Claude Code Found a Linux Vulnerability Hidden for 23 Years

Effectiveness of LLMs for Vulnerability Discovery

  • Many commenters see this as a genuine step change: modern coding models can now surface real, non-trivial bugs in large, complex codebases (Linux kernel, browsers, GhostScript, etc.).
  • Several people report replicating the approach on production systems and getting real critical bugs, alongside duplicates, known/accepted risks, and non-exploitable issues.
  • A key point: the big advance isn’t just “finding a bug” but chaining steps—locating a suspect pattern, reasoning about reachability, and even producing PoCs or tests.

Comparison to Static Analysis and Fuzzing

  • Some argue traditional static analyzers could have found this kernel bug; others note those tools often drown teams in false positives or require deep expertise to run effectively.
  • Static analysis/fuzzers tend to output raw crashers or hypothetical issues; LLM agents can layer on explanation, triage, exploitability reasoning, and test generation.
  • There’s debate over whether LLM pipelines are a “superset” of fuzzing + static analysis or just another noisy scanner.

False Positives, Triage, and Workflows

  • One camp claims AI-generated reports are mostly noise and that sorting them would take months.
  • Others counter with recent data from kernel and other projects that AI-found bugs are now “mostly correct,” though volume forced maintainers to add reviewers.
  • A common pattern: multi-stage pipelines where:
    • First pass finds candidate bugs.
    • Second pass (often another LLM) tries to reproduce, validate, and write tests/PoCs.
    • Only validated findings reach humans.

Costs, Tokens, and Enterprise Concerns

  • Individuals report modest costs (tens to hundreds of dollars) for deep audits; but exhaustive scanning of huge systems with top-tier models could run into six figures.
  • Enterprise execs track AI spend closely and worry about scaling costs; they also navigate consumer vs commercial terms-of-service.
  • Others argue the only meaningful metric is ROI vs human labor and the cost of missed vulnerabilities.

Open vs Closed Source and Security Landscape

  • For popular OSS (Linux, etc.), LLMs likely saw much of the code during training, which may boost effectiveness.
  • There’s disagreement over how well LLMs will work on decompiled/closed-source binaries, but several anecdotes suggest they can already reason surprisingly well over assembly/hex dumps.
  • Some foresee an “avalanche” of 0-days in proprietary software; others stress that attackers and defenders both gain power.

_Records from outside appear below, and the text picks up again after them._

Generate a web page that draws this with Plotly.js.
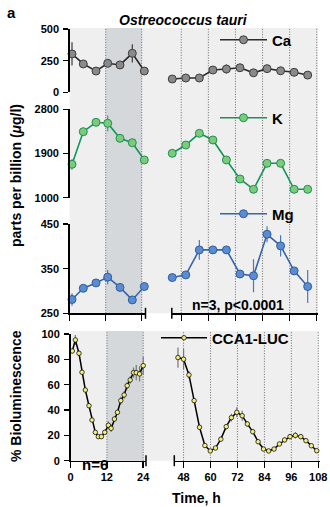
<!DOCTYPE html>
<html>
<head>
<meta charset="utf-8">
<script src="https://cdn.plot.ly/plotly-3.0.1.min.js"></script>
<style>
  html, body { margin: 0; padding: 0; background: #fff; }
  #chart { width: 330px; height: 507px; }
</style>
</head>
<body>
<div id="chart"></div>
<script>
// Sampling times (h)
const ionTimesDay1 = [0.77, 4.53, 8.77, 12.67, 16.77, 20.87, 24.87];
const ionTimesFree = [44, 50, 56, 62, 68, 74, 80, 86, 92, 98, 104];

// Calcium (ppb)
const caDay1 = [303, 224, 168, 229, 216, 308, 168];
const caDay1Err = [92, 8, 8, 8, 8, 72, 8];
const caFree = [105, 113, 113, 176, 184, 194, 154, 187, 170, 158, 136];
const caFreeErr = [8, 8, 8, 8, 35, 8, 8, 8, 8, 8, 8];

// Potassium (ppb)
const kDay1 = [1680, 2344, 2535, 2515, 2209, 2120, 1768];
const kDay1Err = [110, 40, 40, 160, 40, 40, 40];
const kFree = [1904, 2073, 2311, 2175, 1768, 1381, 1171, 1700, 1700, 1171, 1171];
const kFreeErr = [40, 40, 40, 40, 40, 70, 40, 40, 40, 40, 70];

// Magnesium (ppb)
const mgDay1 = [281, 306, 318, 331, 308, 280, 310];
const mgDay1Err = [14, 4, 4, 16, 4, 4, 4];
const mgFree = [330, 336, 392, 392, 392, 338, 334, 427, 401, 345, 310];
const mgFreeErr = [4, 8, 22, 4, 4, 4, 37, 18, 24, 4, 37];

// CCA1-LUC bioluminescence (% of max)
const lucTimesDay1 = [0.6, 1.6, 2.8, 3.8, 4.9, 6.1, 7.1, 8.2, 9.2, 10.2, 11.3, 12.5,
  13.4, 14.5, 15.5, 16.6, 17.7, 18.7, 19.7, 20.8, 21.7, 22.8, 24.0];
const lucDay1 = [86.6, 95.3, 84.8, 69.8, 55.8, 43.4, 32.1, 22.4, 19, 19, 22.4, 28,
  25.6, 32.9, 38.2, 47.4, 51.9, 59.2, 63.7, 69.5, 69.5, 68.5, 75];
const lucDay1Err = [2, 4, 2, 1.5, 1.5, 1.5, 1.5, 1.5, 1.5, 1.5, 2, 3,
  3, 2, 2, 3, 3, 3, 3, 4, 6, 6, 7];
const lucTimesFree = [45.5, 48, 50.4, 52.7, 55.1, 57.5, 59.9, 62.2, 64.6, 67, 69.3,
  71.7, 74.1, 76.4, 78.8, 81.2, 83.6, 85.9, 88.3, 90.7, 93, 95.4, 97.8, 100.2,
  102.5, 104.9, 107.3];
const lucFree = [81.4, 80.1, 67.7, 47.4, 26.4, 12, 7.7, 10, 17, 26.9, 34,
  38.2, 35.5, 29, 22.9, 15, 9.2, 7.7, 9.2, 13.2, 16.4, 19, 20, 19,
  15.8, 11.8, 7.9];
const lucFreeErr = [8, 8, 3, 1.5, 1.5, 1.5, 1.5, 1.5, 1.5, 2, 3,
  4, 4, 2, 1.5, 1.5, 1.5, 1.5, 1.5, 1.5, 2, 2, 2.5, 2,
  1.5, 1.5, 1.5];

// Axis tick values
const day1Ticks = [0, 12, 24];
const freeTicks = [48, 60, 72, 84, 96, 108];
const caTicks = [0, 250, 500];
const kTicks = [1000, 1900, 2800];
const mgTicks = [250, 350, 450];
const lucTicks = [0, 20, 40, 60, 80, 100];

// ---- layout helpers (pixel -> paper fraction) ----
const W = 330, H = 507;
const px = v => v / W;
const py = v => 1 - v / H;
const FONT = 'Liberation Sans, Arial, Helvetica, sans-serif';

const ionStyle = {
  ca: { line: '#2b2b2b', fill: '#8a8a8a', edge: '#3c3c3c', err: '#3c3c3c' },
  k:  { line: '#14945a', fill: '#7ccb7a', edge: '#1f8f55', err: '#3aa86a' },
  mg: { line: '#3566ad', fill: '#5b8bd0', edge: '#2f5e9e', err: '#4a78bd' }
};

function ionTrace(x, y, err, xa, ya, st, name, legend, show) {
  return {
    type: 'scatter', mode: 'lines+markers', x: x, y: y,
    xaxis: xa, yaxis: ya, name: name, legend: legend, showlegend: show,
    cliponaxis: false,
    line: { color: st.line, width: 1.6 },
    marker: { size: 8, color: st.fill, line: { color: st.edge, width: 1 } },
    error_y: { type: 'data', array: err, visible: true, color: st.err, thickness: 1.2, width: 0 }
  };
}

function lucTrace(x, y, err, xa, show) {
  return {
    type: 'scatter', mode: 'lines+markers', x: x, y: y,
    xaxis: xa, yaxis: 'y4', name: 'CCA1-LUC', legend: 'legend4', showlegend: show,
    cliponaxis: false,
    line: { color: '#000', width: 1.5 },
    marker: { size: 4.5, color: '#f3ef78', line: { color: '#111', width: 0.8 } },
    error_y: { type: 'data', array: err, visible: true, color: '#777', thickness: 1.2, width: 0 }
  };
}

const traces = [
  ionTrace(ionTimesDay1, caDay1, caDay1Err, 'x3', 'y', ionStyle.ca, 'Ca', 'legend', false),
  ionTrace(ionTimesFree, caFree, caFreeErr, 'x4', 'y', ionStyle.ca, 'Ca', 'legend', true),
  ionTrace(ionTimesDay1, kDay1, kDay1Err, 'x3', 'y2', ionStyle.k, 'K', 'legend2', false),
  ionTrace(ionTimesFree, kFree, kFreeErr, 'x4', 'y2', ionStyle.k, 'K', 'legend2', true),
  ionTrace(ionTimesDay1, mgDay1, mgDay1Err, 'x3', 'y3', ionStyle.mg, 'Mg', 'legend3', false),
  ionTrace(ionTimesFree, mgFree, mgFreeErr, 'x4', 'y3', ionStyle.mg, 'Mg', 'legend3', true),
  lucTrace(lucTimesDay1, lucDay1, lucDay1Err, 'x', false),
  lucTrace(lucTimesFree, lucFree, lucFreeErr, 'x2', true)
];

const axisBase = {
  showline: true, linecolor: '#000', linewidth: 1.5,
  ticks: 'outside', ticklen: 5, tickwidth: 1.5, tickcolor: '#000',
  showgrid: false, zeroline: false, fixedrange: true,
  tickfont: { family: FONT, size: 11, color: '#000', weight: 'bold' }
};

function yAxis(domTop, domBot, range, ticks, anchor) {
  return Object.assign({}, axisBase, {
    domain: [py(domBot), py(domTop)], range: range,
    tickmode: 'array', tickvals: ticks, anchor: anchor, ticklabelstandoff: 2
  });
}

function xAxis(left, right, range, ticks, anchor, labels) {
  return Object.assign({}, axisBase, {
    domain: [px(left), px(right)], range: range,
    tickmode: 'array', tickvals: ticks, anchor: anchor,
    showticklabels: labels, ticklen: 6
  });
}

// Plot-area geometry (pixels)
const topBox = { top: 28, bottom: 313.3 };
const botBox = { top: 331, bottom: 460.7 };

const legendFont = { family: FONT, size: 15, color: '#000', weight: 'bold' };
function legendAt(x, y, itemW) {
  return {
    x: px(x), y: py(y), xanchor: 'left', yanchor: 'middle',
    bgcolor: 'rgba(0,0,0,0)', borderwidth: 0, font: legendFont,
    itemwidth: itemW, tracegroupgap: 0, itemclick: false, itemdoubleclick: false
  };
}

const shapes = [];
// Light background behind both panels
shapes.push({ type: 'rect', xref: 'paper', yref: 'paper', layer: 'below',
  x0: px(69.7), x1: px(318), y0: py(topBox.bottom), y1: py(topBox.top),
  fillcolor: '#efefef', line: { width: 0 } });
shapes.push({ type: 'rect', xref: 'paper', yref: 'paper', layer: 'below',
  x0: px(70.5), x1: px(318.5), y0: py(botBox.bottom), y1: py(botBox.top),
  fillcolor: '#efefef', line: { width: 0 } });
// Subjective night of the entrainment day
shapes.push({ type: 'rect', xref: 'x3', yref: 'paper', layer: 'below',
  x0: 12, x1: 24, y0: py(topBox.bottom), y1: py(topBox.top),
  fillcolor: '#d5d8db', line: { width: 0 } });
shapes.push({ type: 'rect', xref: 'x', yref: 'paper', layer: 'below',
  x0: 12, x1: 24, y0: py(botBox.bottom), y1: py(botBox.top),
  fillcolor: '#d5d8db', line: { width: 0 } });
// 12 h guide lines
function guide(xref, v, box) {
  shapes.push({ type: 'line', xref: xref, yref: 'paper', layer: 'below',
    x0: v, x1: v, y0: py(box.bottom), y1: py(box.top),
    line: { color: '#4a4a4a', width: 0.8, dash: '1px,1.6px' } });
}
[12, 24].forEach(v => { guide('x3', v, topBox); guide('x', v, botBox); });
freeTicks.forEach(v => { guide('x4', v, topBox); guide('x2', v, botBox); });
// Axis-break end caps
function cap(x, y) {
  shapes.push({ type: 'line', xref: 'paper', yref: 'paper', layer: 'above',
    x0: px(x), x1: px(x), y0: py(y + 5.5), y1: py(y - 5.5),
    line: { color: '#000', width: 1.5 } });
}
cap(145.5, topBox.bottom); cap(171.8, topBox.bottom);
cap(146, botBox.bottom); cap(174.3, botBox.bottom);

function label(text, x, y, size, extra) {
  return Object.assign({
    text: text, x: px(x), y: py(y), xref: 'paper', yref: 'paper',
    xanchor: 'center', yanchor: 'middle', showarrow: false,
    font: Object.assign({ family: FONT, size: size, weight: 'bold', color: '#000' },
      (extra && extra.font) || {})
  }, extra && extra.textangle !== undefined ? { textangle: extra.textangle } : {});
}

const annotations = [
  label('a', 11, 12, 15),
  label('Ostreococcus tauri', 183, 20, 14, { font: { style: 'italic' } }),
  label('parts per billion (<i>μ</i>g/l)', 16, 176, 14, { textangle: -90 }),
  label('% Bioluminescence', 16, 396, 14, { textangle: -90 }),
  label('n=3, p&lt;0.0001', 238, 305, 14),
  label('n=6', 95, 464.5, 15),
  label('Time, h', 196, 498, 14)
];

const layout = {
  width: W, height: H,
  margin: { l: 0, r: 0, t: 0, b: 0, pad: 0 },
  paper_bgcolor: '#fff', plot_bgcolor: 'rgba(0,0,0,0)',
  font: { family: FONT, color: '#000' },
  xaxis:  xAxis(70.5, 146, [0, 24.92], day1Ticks, 'y4', true),
  xaxis2: xAxis(174.3, 320, [43.87, 108.76], freeTicks, 'y4', true),
  xaxis3: xAxis(69.7, 145.5, [0, 25.27], day1Ticks, 'y3', false),
  xaxis4: xAxis(171.8, 318, [43.8, 108.57], freeTicks, 'y3', false),
  yaxis:  yAxis(29, 92.3, [0, 500], caTicks, 'x3'),
  yaxis2: yAxis(109.3, 197.7, [1000, 2800], kTicks, 'x3'),
  yaxis3: yAxis(224, 313.3, [250, 450], mgTicks, 'x3'),
  yaxis4: yAxis(334, 460.7, [0, 100], lucTicks, 'x'),
  legend:  legendAt(215, 40, 47),
  legend2: legendAt(215, 118, 47),
  legend3: legendAt(215, 214, 47),
  legend4: legendAt(156, 338, 46),
  shapes: shapes,
  annotations: annotations
};

Plotly.newPlot('chart', traces, layout, { staticPlot: true, displayModeBar: false });
</script>
</body>
</html>
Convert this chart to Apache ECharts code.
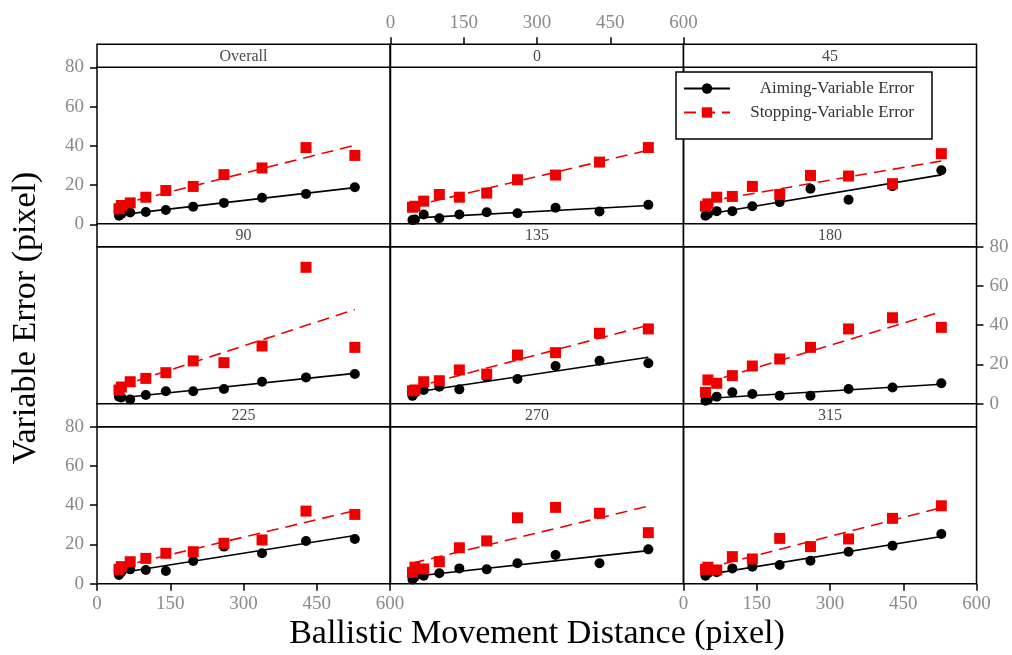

Community Attitudes and Hype

  • Thread shows a sharp split:
    • Enthusiasts describe LLMs as “insanely good” recently, especially for code review and bug-hunting.
    • Skeptics emphasize hallucinations, mediocre AI-generated code, and earlier experiences with spammy AI bug reports.
  • Several note a cultural lag: many developers haven’t tried modern tools seriously, while maintainers have moved from banning AI slop to finding AI-assisted reports genuinely useful.